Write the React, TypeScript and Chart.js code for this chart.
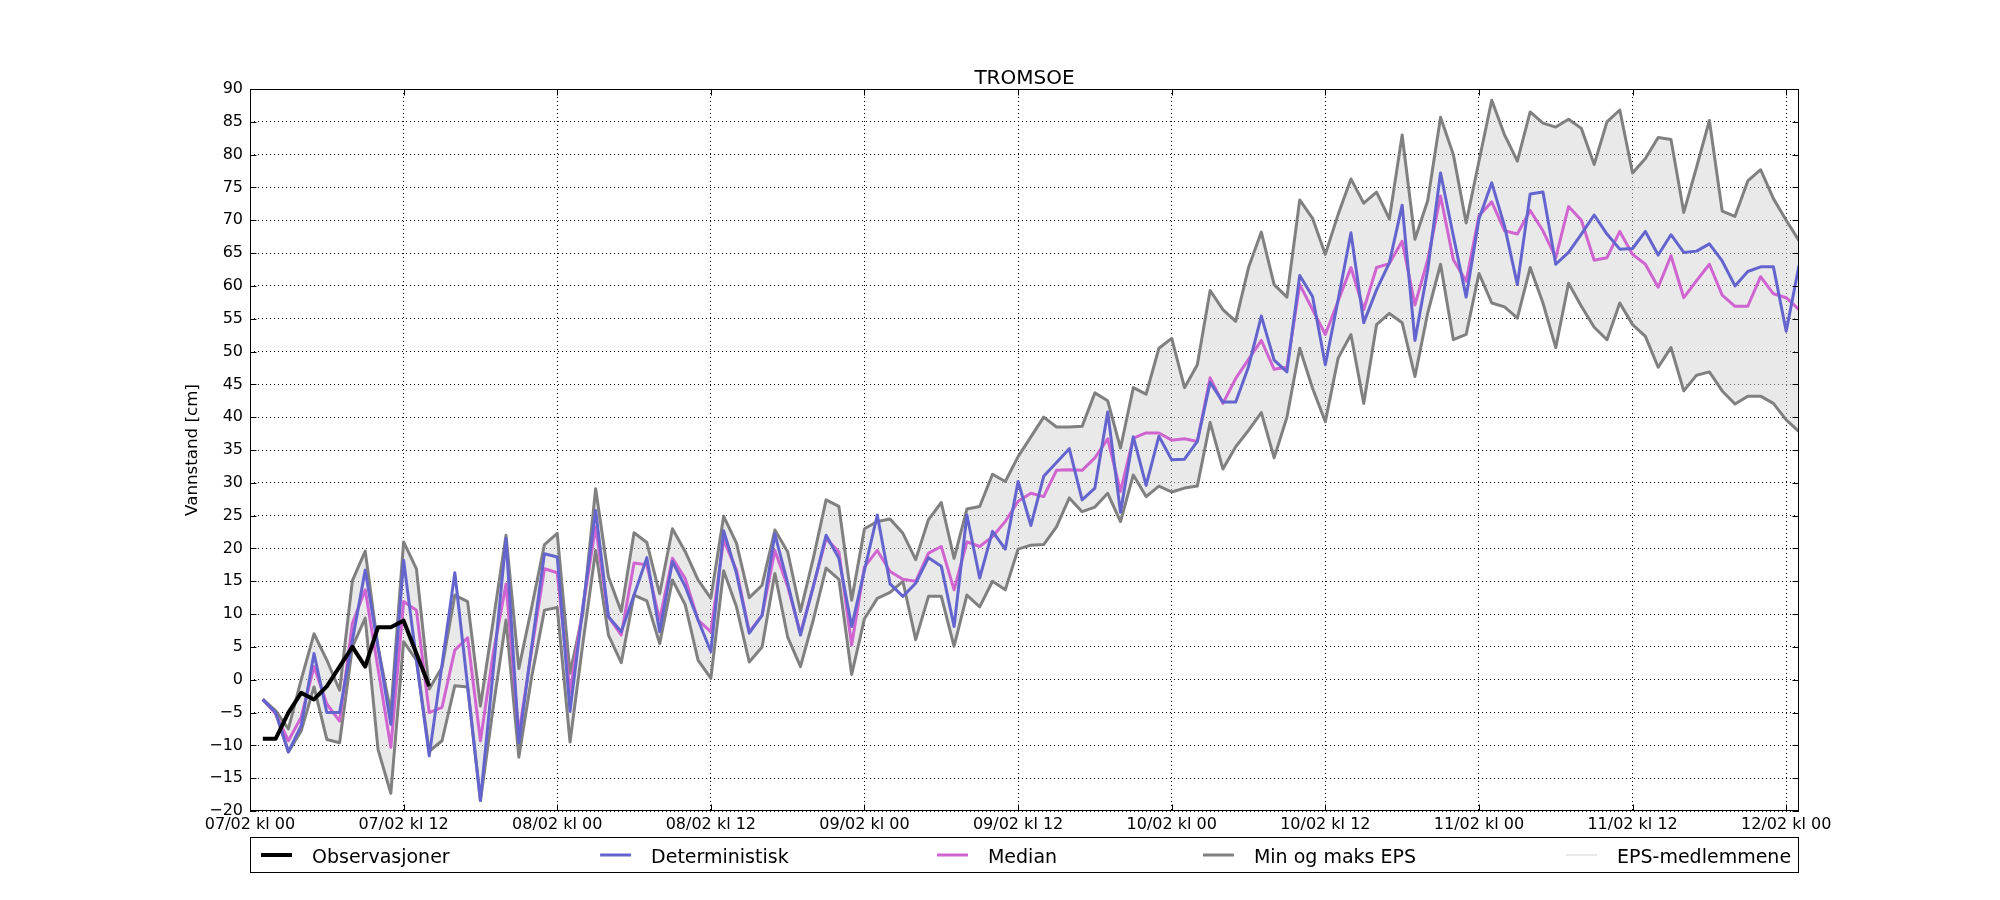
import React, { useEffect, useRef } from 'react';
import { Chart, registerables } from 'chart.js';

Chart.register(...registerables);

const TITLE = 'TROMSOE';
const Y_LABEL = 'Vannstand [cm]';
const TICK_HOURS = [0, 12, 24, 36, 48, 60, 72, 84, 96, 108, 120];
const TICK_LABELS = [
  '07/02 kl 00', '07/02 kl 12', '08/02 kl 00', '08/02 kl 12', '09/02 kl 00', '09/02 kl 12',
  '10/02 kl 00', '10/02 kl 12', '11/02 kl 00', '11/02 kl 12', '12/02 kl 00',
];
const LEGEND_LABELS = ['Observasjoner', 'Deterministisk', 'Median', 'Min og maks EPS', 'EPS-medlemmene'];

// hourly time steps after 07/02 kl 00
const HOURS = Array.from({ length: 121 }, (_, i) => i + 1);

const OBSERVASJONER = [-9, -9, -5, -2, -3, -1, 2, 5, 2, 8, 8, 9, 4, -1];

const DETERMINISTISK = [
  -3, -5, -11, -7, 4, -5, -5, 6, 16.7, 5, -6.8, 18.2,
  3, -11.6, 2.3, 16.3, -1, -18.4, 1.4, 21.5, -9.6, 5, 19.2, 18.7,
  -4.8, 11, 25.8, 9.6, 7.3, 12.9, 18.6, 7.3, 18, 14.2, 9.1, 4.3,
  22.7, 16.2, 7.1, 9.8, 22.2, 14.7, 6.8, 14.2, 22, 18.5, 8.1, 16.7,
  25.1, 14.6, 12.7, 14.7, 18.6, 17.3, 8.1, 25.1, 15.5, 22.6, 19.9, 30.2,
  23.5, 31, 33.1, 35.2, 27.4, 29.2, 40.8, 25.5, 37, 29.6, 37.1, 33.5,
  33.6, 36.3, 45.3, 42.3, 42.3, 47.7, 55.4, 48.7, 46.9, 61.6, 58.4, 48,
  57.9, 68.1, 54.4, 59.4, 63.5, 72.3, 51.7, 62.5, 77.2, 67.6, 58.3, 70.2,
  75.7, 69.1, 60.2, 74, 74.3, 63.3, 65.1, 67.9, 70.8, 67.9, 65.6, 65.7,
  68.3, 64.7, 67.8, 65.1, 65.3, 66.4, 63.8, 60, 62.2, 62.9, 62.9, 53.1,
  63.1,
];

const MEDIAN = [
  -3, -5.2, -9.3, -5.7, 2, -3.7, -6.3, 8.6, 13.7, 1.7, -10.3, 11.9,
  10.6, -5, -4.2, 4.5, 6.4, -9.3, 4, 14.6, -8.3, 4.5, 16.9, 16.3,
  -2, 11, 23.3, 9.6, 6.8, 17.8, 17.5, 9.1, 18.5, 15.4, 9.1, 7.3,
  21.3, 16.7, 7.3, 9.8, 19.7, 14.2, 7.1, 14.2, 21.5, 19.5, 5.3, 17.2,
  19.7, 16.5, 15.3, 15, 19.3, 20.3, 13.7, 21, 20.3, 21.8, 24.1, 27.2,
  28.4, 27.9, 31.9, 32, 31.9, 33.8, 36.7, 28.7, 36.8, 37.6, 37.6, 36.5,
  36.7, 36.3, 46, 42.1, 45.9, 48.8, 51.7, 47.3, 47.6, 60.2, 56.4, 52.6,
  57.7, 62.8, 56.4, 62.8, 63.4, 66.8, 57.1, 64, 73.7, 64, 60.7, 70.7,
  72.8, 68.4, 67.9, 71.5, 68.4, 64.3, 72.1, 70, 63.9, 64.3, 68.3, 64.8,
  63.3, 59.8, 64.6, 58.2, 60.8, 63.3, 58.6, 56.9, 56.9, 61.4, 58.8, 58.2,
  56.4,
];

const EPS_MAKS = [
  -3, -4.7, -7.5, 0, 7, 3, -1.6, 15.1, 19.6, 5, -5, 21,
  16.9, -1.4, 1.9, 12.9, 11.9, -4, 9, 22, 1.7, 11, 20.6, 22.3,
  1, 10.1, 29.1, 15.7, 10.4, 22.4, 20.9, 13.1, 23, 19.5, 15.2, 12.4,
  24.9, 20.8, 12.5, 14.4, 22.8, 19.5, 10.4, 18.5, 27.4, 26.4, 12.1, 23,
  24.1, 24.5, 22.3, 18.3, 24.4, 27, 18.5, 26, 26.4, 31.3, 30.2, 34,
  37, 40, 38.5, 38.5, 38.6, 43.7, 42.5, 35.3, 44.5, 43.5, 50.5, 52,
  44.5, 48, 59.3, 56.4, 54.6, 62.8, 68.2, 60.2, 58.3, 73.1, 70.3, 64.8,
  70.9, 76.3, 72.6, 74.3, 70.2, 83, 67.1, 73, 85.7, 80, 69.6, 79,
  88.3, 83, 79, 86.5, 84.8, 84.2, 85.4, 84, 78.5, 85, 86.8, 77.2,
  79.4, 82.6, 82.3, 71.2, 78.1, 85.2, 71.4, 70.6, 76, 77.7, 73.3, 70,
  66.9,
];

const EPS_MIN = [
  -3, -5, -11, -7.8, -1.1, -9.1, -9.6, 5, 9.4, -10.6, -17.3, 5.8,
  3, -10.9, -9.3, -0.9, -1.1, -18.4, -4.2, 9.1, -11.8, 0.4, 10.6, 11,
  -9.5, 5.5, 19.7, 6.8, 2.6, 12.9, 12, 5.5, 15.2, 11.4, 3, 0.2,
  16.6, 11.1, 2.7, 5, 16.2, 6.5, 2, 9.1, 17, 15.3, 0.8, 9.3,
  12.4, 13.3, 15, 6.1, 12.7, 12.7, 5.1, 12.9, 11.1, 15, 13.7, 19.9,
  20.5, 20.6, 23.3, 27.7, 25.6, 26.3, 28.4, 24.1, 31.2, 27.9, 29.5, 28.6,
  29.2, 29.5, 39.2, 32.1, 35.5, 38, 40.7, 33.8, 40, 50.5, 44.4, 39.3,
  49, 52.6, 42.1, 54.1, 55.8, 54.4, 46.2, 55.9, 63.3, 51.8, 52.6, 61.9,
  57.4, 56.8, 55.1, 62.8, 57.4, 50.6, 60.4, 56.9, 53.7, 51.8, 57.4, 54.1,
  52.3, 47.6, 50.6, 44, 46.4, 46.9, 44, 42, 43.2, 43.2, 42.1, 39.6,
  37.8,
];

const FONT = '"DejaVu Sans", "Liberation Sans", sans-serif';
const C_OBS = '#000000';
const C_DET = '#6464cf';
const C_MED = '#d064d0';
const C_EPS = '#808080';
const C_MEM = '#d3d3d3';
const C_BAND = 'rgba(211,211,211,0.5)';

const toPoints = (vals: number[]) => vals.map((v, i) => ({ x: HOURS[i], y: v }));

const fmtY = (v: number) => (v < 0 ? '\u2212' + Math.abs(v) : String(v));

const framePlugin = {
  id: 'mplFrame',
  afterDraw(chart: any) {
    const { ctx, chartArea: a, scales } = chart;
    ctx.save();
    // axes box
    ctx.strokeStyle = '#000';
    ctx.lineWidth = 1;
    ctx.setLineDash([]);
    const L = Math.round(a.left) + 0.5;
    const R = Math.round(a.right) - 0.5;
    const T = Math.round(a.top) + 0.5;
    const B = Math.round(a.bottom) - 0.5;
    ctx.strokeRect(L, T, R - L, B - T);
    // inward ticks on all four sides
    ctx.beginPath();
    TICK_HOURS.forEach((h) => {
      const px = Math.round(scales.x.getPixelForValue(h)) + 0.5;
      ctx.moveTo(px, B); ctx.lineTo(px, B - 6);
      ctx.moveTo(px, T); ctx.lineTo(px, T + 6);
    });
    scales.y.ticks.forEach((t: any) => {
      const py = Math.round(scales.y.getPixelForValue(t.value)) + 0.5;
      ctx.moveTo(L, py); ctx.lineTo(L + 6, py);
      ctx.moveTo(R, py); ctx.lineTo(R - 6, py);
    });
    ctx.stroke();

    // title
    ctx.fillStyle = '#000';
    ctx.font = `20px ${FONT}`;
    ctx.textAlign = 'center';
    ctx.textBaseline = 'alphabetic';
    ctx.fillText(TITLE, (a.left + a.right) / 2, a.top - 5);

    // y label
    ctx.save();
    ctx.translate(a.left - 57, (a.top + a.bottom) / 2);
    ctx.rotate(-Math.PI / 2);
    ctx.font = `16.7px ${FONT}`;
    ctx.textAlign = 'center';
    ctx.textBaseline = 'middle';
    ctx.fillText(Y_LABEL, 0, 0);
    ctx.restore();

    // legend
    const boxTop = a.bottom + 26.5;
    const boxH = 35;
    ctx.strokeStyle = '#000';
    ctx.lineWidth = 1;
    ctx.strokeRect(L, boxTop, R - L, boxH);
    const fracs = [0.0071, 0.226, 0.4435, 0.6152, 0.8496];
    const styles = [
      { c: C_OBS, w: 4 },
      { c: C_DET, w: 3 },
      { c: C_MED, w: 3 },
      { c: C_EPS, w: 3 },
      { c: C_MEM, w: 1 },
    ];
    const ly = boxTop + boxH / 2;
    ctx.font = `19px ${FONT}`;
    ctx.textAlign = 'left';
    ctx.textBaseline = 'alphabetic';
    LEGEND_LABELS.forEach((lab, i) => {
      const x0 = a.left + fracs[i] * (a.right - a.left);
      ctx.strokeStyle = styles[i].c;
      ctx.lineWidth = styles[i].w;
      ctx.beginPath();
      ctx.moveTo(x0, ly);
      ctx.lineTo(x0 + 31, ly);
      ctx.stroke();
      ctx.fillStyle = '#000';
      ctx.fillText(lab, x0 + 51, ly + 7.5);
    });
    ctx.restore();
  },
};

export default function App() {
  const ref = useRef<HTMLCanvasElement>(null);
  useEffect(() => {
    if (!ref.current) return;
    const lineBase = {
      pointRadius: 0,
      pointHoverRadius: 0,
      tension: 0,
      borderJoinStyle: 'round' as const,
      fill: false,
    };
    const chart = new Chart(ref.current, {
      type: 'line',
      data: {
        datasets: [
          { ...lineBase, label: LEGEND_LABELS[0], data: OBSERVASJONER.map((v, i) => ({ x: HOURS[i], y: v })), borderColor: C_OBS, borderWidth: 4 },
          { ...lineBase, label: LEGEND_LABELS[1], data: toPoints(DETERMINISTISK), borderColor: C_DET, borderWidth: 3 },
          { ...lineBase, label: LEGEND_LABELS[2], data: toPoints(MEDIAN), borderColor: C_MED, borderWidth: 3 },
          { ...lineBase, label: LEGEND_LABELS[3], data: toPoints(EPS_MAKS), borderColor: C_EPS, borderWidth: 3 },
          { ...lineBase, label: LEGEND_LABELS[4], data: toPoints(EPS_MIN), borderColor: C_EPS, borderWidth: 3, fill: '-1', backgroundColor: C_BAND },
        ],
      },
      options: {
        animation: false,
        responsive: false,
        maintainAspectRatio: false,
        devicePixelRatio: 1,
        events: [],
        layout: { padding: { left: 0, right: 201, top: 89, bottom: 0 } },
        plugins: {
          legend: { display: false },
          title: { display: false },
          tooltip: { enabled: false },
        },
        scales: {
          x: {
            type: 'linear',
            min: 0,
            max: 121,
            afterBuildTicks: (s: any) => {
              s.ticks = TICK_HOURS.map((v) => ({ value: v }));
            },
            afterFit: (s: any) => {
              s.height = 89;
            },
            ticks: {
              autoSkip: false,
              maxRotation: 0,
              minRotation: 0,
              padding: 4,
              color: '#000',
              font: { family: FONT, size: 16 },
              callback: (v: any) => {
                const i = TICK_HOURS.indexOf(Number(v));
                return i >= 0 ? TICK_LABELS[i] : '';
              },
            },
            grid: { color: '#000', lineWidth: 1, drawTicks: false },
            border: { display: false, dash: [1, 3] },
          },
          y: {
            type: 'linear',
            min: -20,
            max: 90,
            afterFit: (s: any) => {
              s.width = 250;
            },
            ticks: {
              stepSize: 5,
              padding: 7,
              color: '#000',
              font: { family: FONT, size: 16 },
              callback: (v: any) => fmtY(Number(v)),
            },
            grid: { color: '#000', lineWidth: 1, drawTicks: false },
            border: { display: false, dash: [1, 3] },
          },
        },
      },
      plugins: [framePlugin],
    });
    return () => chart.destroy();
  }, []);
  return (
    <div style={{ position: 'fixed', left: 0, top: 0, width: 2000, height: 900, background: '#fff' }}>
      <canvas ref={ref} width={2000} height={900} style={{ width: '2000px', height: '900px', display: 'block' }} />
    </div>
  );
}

------------------------------

Aim:
Up to and including the line with "8, 8, 9, 4, -1];", copy the data above from its first line. Skip pictures.

Exercise answer:
Write the React, TypeScript and Chart.js code for this chart.
import React, { useEffect, useRef } from 'react';
import { Chart, registerables } from 'chart.js';

Chart.register(...registerables);

const TITLE = 'TROMSOE';
const Y_LABEL = 'Vannstand [cm]';
const TICK_HOURS = [0, 12, 24, 36, 48, 60, 72, 84, 96, 108, 120];
const TICK_LABELS = [
  '07/02 kl 00', '07/02 kl 12', '08/02 kl 00', '08/02 kl 12', '09/02 kl 00', '09/02 kl 12',
  '10/02 kl 00', '10/02 kl 12', '11/02 kl 00', '11/02 kl 12', '12/02 kl 00',
];
const LEGEND_LABELS = ['Observasjoner', 'Deterministisk', 'Median', 'Min og maks EPS', 'EPS-medlemmene'];

// hourly time steps after 07/02 kl 00
const HOURS = Array.from({ length: 121 }, (_, i) => i + 1);

const OBSERVASJONER = [-9, -9, -5, -2, -3, -1, 2, 5, 2, 8, 8, 9, 4, -1];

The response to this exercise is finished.